For testing purposes, the following OpenCL kernel, longAdd.cl,
can be substituted for simpleAdd.cl in the part 8 commands to
demonstrate that Device Fission is working.
inline __kernel void init(int veclen, __global TYPE1* c, int offset)
{
}
inline __kernel void func(int veclen, __global TYPE1* c, int offset)
{
int index = get_global_id(0);
int n=100000;
for(int j=0; j < n; j++)
for(int i=0; i < n; i++) {
TYPE1 tmp = c[index + offset*veclen];
c[index + offset*veclen] += c[index + offset*veclen];
c[index + offset*veclen] -= tmp;
}
}
inline __kernel void fini(int veclen, __global TYPE1* c, int offset)
{
}
Example 5: Source for longAdd.cl to consume lots of CPU time
Following is the graphical output of system monitor for a
6-core AMD Phenom™ II X6 1055T Processor running Ubuntu 10.10 that demonstrates
the default OpenCL behavior to run on all the cores.
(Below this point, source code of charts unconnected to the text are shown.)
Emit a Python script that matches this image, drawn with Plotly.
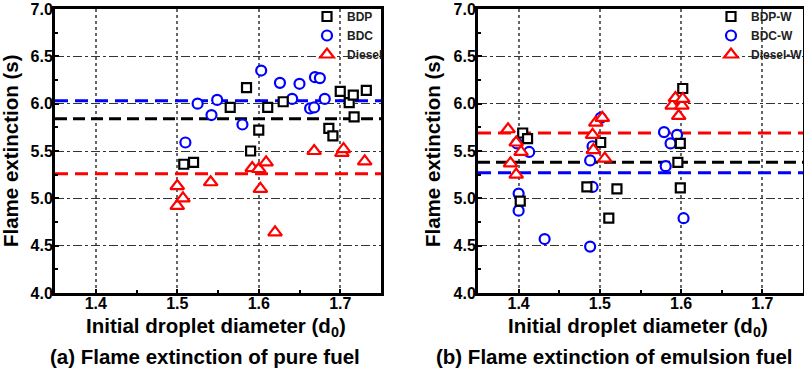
import plotly.graph_objects as go

# ---------------- data ----------------
x_tick_vals = [1.4, 1.5, 1.6, 1.7]
x_tick_text = ["1.4", "1.5", "1.6", "1.7"]
y_tick_vals = [4.0, 4.5, 5.0, 5.5, 6.0, 6.5, 7.0]
y_tick_text = ["4.0", "4.5", "5.0", "5.5", "6.0", "6.5", "7.0"]
x_range = [1.35, 1.75]
y_range = [4.0, 7.0]

# (a) pure fuel
pure_bdp_x = [1.508, 1.520, 1.565, 1.585, 1.590, 1.600, 1.611, 1.630, 1.686, 1.691, 1.700, 1.711, 1.716, 1.717, 1.732]
pure_bdp_y = [5.36, 5.38, 5.96, 6.17, 5.50, 5.72, 5.96, 6.02, 5.74, 5.66, 6.13, 6.01, 6.09, 5.86, 6.14]
pure_bdc_x = [1.510, 1.525, 1.542, 1.549, 1.580, 1.603, 1.626, 1.641, 1.650, 1.663, 1.668, 1.669, 1.675, 1.681]
pure_bdc_y = [5.59, 6.00, 5.88, 6.04, 5.78, 6.35, 6.22, 6.05, 6.21, 5.95, 5.96, 6.28, 6.27, 6.05]
pure_diesel_x = [1.500, 1.500, 1.507, 1.541, 1.592, 1.600, 1.602, 1.609, 1.620, 1.668, 1.702, 1.704, 1.730]
pure_diesel_y = [5.13, 4.92, 5.00, 5.17, 5.32, 5.31, 5.10, 5.38, 4.64, 5.50, 5.48, 5.52, 5.39]
pure_means = {"BDP": 5.84, "BDC": 6.03, "Diesel": 5.26}

# (b) emulsion fuel
emul_bdp_x = [1.402, 1.405, 1.411, 1.484, 1.501, 1.511, 1.521, 1.596, 1.599, 1.599, 1.602]
emul_bdp_y = [4.97, 5.69, 5.63, 5.12, 5.59, 4.79, 5.10, 5.38, 5.58, 5.11, 6.16]
emul_bdc_x = [1.398, 1.400, 1.400, 1.413, 1.432, 1.488, 1.488, 1.491, 1.491, 1.501, 1.579, 1.581, 1.587, 1.595, 1.603]
emul_bdc_y = [5.58, 5.05, 4.87, 5.49, 4.57, 4.49, 5.40, 5.12, 5.55, 5.85, 5.70, 5.34, 5.58, 5.67, 4.79]
emul_diesel_x = [1.387, 1.390, 1.397, 1.397, 1.403, 1.491, 1.492, 1.495, 1.503, 1.506, 1.589, 1.593, 1.597, 1.601, 1.602]
emul_diesel_y = [5.73, 5.37, 5.59, 5.25, 5.49, 5.67, 5.51, 5.80, 5.85, 5.42, 5.98, 6.06, 5.87, 5.98, 6.05]
emul_means = {"BDP-W": 5.38, "BDC-W": 5.27, "Diesel-W": 5.69}

y_title = "Flame extinction (s)"
x_title = "Initial droplet diameter (d<sub>0</sub>)"
caption_a = "(a) Flame extinction of pure fuel"
caption_b = "(b) Flame extinction of emulsion fuel"

# ---------------- styles ----------------
BOLD = "Liberation Sans"
styles = [
    dict(symbol="square", size=9, color="black", dash="12px,6px"),
    dict(symbol="circle", size=10, color="#0000ff", dash="13px,7px"),
    dict(symbol="triangle-up", size=12, color="#ff0000", dash="13px,7px"),
]

fig = go.Figure()

panels = [
    (["BDP", "BDC", "Diesel"],
     [(pure_bdp_x, pure_bdp_y), (pure_bdc_x, pure_bdc_y), (pure_diesel_x, pure_diesel_y)],
     pure_means, "x", "y", "legend"),
    (["BDP-W", "BDC-W", "Diesel-W"],
     [(emul_bdp_x, emul_bdp_y), (emul_bdc_x, emul_bdc_y), (emul_diesel_x, emul_diesel_y)],
     emul_means, "x2", "y2", "legend2"),
]

for names, series, means, xa, ya, lg in panels:
    for name, st in zip(names, styles):
        fig.add_trace(go.Scatter(
            x=x_range, y=[means[name], means[name]], mode="lines",
            line=dict(color=st["color"], width=3, dash=st["dash"]),
            showlegend=False, hoverinfo="skip", xaxis=xa, yaxis=ya))
    for idx in [1, 0, 2]:
        st = styles[idx]
        sx, sy = series[idx]
        fig.add_trace(go.Scatter(
            x=sx, y=sy, mode="markers", name=names[idx],
            marker=dict(symbol=st["symbol"], size=st["size"], color="white",
                        line=dict(color=st["color"], width=2.2)),
            legend=lg, legendrank=idx + 1, xaxis=xa, yaxis=ya))

tickfont = dict(family=BOLD, size=16, color="black", weight="bold")

def xaxis(domain, anchor):
    return dict(domain=domain, anchor=anchor, range=x_range,
                tickvals=x_tick_vals, ticktext=x_tick_text,
                tickfont=tickfont, ticks="inside", ticklen=4, tickwidth=2, tickcolor="black",
                ticklabelstandoff=-6,
                minor=dict(dtick=0.05, tick0=1.35, ticks="inside", ticklen=3, tickwidth=1.5, tickcolor="black"),
                showline=True, linewidth=3, linecolor="black", mirror=True,
                showgrid=True, gridcolor="#666666", gridwidth=1.5, griddash="dot",
                zeroline=False)

def yaxis(anchor):
    return dict(domain=[0, 1], anchor=anchor, range=y_range,
                tickvals=y_tick_vals, ticktext=y_tick_text,
                tickfont=tickfont, ticks="inside", ticklen=4, tickwidth=2, tickcolor="black",
                ticklabelstandoff=-4,
                minor=dict(dtick=0.25, tick0=4.0, ticks="inside", ticklen=3, tickwidth=1.5, tickcolor="black"),
                showline=True, linewidth=3, linecolor="black", mirror=True,
                showgrid=True, gridcolor="#333333", gridwidth=1, griddash="dashdot",
                zeroline=False)

legfont = dict(family=BOLD, size=12, color="#222222", weight="bold")

W, H = 804, 383
ML, MR, MT, MB = 55, 1, 9, 90
pw = W - ML - MR
ph = H - MT - MB

def px_x(p):
    return (p - ML) / pw

def px_y(p):
    return (H - MB - p) / ph

fig.update_layout(
    width=W, height=H,
    margin=dict(l=ML, r=MR, t=MT, b=MB, autoexpand=False),
    paper_bgcolor="white", plot_bgcolor="white",
    xaxis=xaxis([0, px_x(381)], "y"),
    yaxis=yaxis("x"),
    xaxis2=xaxis([px_x(478), 1.0], "y2"),
    yaxis2=yaxis("x2"),
    legend=dict(x=px_x(307), y=px_y(2), xanchor="left", yanchor="top",
                bgcolor="rgba(0,0,0,0)", font=legfont, itemwidth=30,
                tracegroupgap=0, borderwidth=0),
    legend2=dict(x=px_x(711), y=px_y(2), xanchor="left", yanchor="top",
                 bgcolor="rgba(0,0,0,0)", font=legfont, itemwidth=30,
                 tracegroupgap=0, borderwidth=0),
    showlegend=True,
)

tfont = dict(family=BOLD, size=20.5, color="black", weight="bold")
ann = [
    dict(text=y_title, x=px_x(10), y=px_y(151), textangle=-90),
    dict(text=y_title, x=px_x(432), y=px_y(151), textangle=-90),
    dict(text=x_title, x=px_x(216), y=px_y(327)),
    dict(text=x_title, x=px_x(638), y=px_y(327)),
    dict(text=caption_a, x=px_x(205), y=px_y(356)),
    dict(text=caption_b, x=px_x(614), y=px_y(356)),
]
for a in ann:
    fig.add_annotation(xref="paper", yref="paper", xanchor="center", yanchor="middle",
                       showarrow=False, font=tfont, **a)

fig.write_html("out.html", config={"displayModeBar": False},
               post_script="document.body.style.margin='0';document.body.style.overflow='hidden';")
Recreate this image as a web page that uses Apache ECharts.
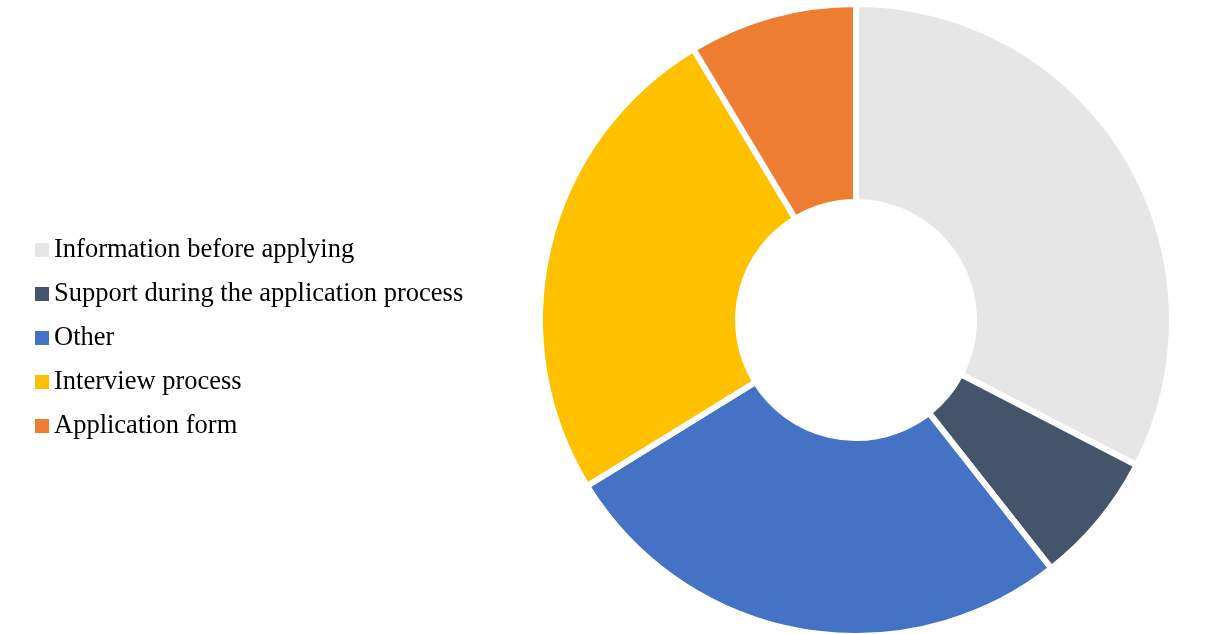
<!DOCTYPE html>
<html>
<head>
<meta charset="utf-8">
<script src="https://cdn.jsdelivr.net/npm/echarts@6/dist/echarts.min.js"></script>
<style>
  html, body { margin: 0; padding: 0; background: #ffffff; }
  #chart { width: 1211px; height: 634px; }
</style>
</head>
<body>
<div id="chart"></div>
<script>
// Areas of the application experience named by respondents (share, %)
const categories = [
  'Information before applying',
  'Support during the application process',
  'Other',
  'Interview process',
  'Application form'
];
const shares = [32.6, 6.8, 26.8, 25.2, 8.6];
const colors = ['#E7E6E6', '#44546A', '#4472C4', '#FFC000', '#ED7D31'];

const chart = echarts.init(document.getElementById('chart'), null, { renderer: 'canvas' });

const fontFamily = "'Times New Roman', 'Liberation Serif', serif";

chart.setOption({
  backgroundColor: '#ffffff',
  animation: false,
  color: colors,
  legend: {
    orient: 'vertical',
    left: 35,
    top: 235,
    padding: 0,
    icon: 'rect',
    itemWidth: 14,
    itemHeight: 14,
    itemGap: 14,
    itemStyle: { borderWidth: 0 },
    data: categories,
    textStyle: {
      fontFamily: fontFamily,
      fontSize: 26.5,
      lineHeight: 30,
      color: '#000000'
    }
  },
  series: [{
    type: 'pie',
    center: [856, 320],
    radius: [118, 316],
    startAngle: 90,
    clockwise: true,
    avoidLabelOverlap: false,
    label: { show: false },
    labelLine: { show: false },
    emphasis: { disabled: true },
    itemStyle: {
      borderColor: '#ffffff',
      borderWidth: 6
    },
    data: categories.map((name, i) => ({ name: name, value: shares[i] }))
  }]
});
</script>
</body>
</html>
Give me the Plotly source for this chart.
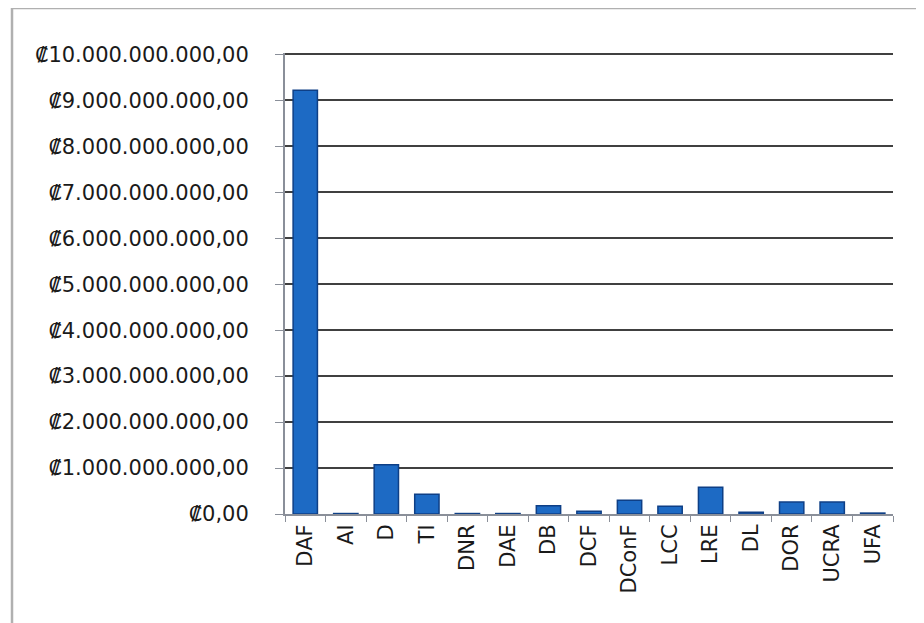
import plotly.graph_objects as go

categories = ["DAF", "AI", "D", "TI", "DNR", "DAE", "DB", "DCF", "DConF", "LCC", "LRE", "DL", "DOR", "UCRA", "UFA"]
values = [9.22e9, 0.01e9, 1.07e9, 0.43e9, 0.01e9, 0.01e9, 0.18e9, 0.06e9, 0.30e9, 0.17e9, 0.58e9, 0.04e9, 0.26e9, 0.26e9, 0.02e9]
tick_vals = [i * 1e9 for i in range(11)]
tick_text = ["₡0,00"] + ["₡{}.000.000.000,00".format(i) for i in range(1, 11)]

fig = go.Figure(go.Bar(
    x=categories, y=values, width=0.6,
    marker=dict(color="#1D6AC4", line=dict(color="#0E3F86", width=1.5)),
))

font = dict(family="DejaVu Sans, sans-serif", size=21, color="#1a1a1a")

fig.update_layout(
    width=924, height=623,
    margin=dict(l=277, r=39, t=45, b=117),
    paper_bgcolor="white", plot_bgcolor="white",
    showlegend=False, font=font,
    bargap=0.4,
    xaxis=dict(
        automargin=False,
        showgrid=False, showline=True, linecolor="#8a8f99", linewidth=2,
        ticks="outside", tickson="boundaries", ticklen=6, tickcolor="#8a8f99",
        tickangle=-90, tickfont=font,
    ),
    yaxis=dict(
        automargin=False,
        range=[0, 1.003e10], tickvals=tick_vals, ticktext=tick_text,
        showgrid=True, gridcolor="#404040", gridwidth=1.8,
        showline=True, linecolor="#8a8f99", linewidth=2,
        ticks="outside", ticklen=8, tickcolor="#8a8f99",
        ticklabelstandoff=22, tickfont=font, zeroline=False,
    ),
    shapes=[dict(type="rect", xref="paper", yref="paper",
                 x0=-0.449, x1=1.2, y0=-0.3, y1=1.0976,
                 line=dict(color="#b0b0b0", width=2.5), fillcolor="rgba(0,0,0,0)", layer="below")],
)

fig.write_html("out.html")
As noted previously, the longAdd.cl
source code was substituted for simpleAdd.cl in the part 8 script.
Notice that the processor utilization jumps for all six processors when the
application starts running.
Example 6: Default OpenCL behavior is to use all processing cores
Utilizing the Device Frission version of dynOCL.cc
from this tutorial, we see that only one processing core (in this case the
orange line) achieves high utilization.
Example 7: Only a single core is used by the Device Fission code
Summary
OpenCL extensions provide programmers with additional capabilities
such as double-precision arithmetic and Device Fission. Vendor extensions are
the least portable but they do provide an important path to expose an API to
exploit device capabilities. The KHR extensions are the most general as they
require formal ratification and a test suite to define a standard behavior. The
EXT extensions can be viewed as a "work in progress" API that might eventually
achieve the formal status of a KHR extension.
With the Device Fission extension, programmers have an API
to subdivide multi-core processors to better exploit system capabilities. The
Google protobuf streaming framework introduced in part 8 was easily extended to
utilize Device Fission. Through operating systems commands such as numactl, programmers can
even bind OpenCL applications in this streaming framework to specific
processing cores. By extension, OpenCL application programmers can use Device
Fission to further optimize OpenCL plugins and generic workflows discussed in
parts 7 and 8 of this tutorial series.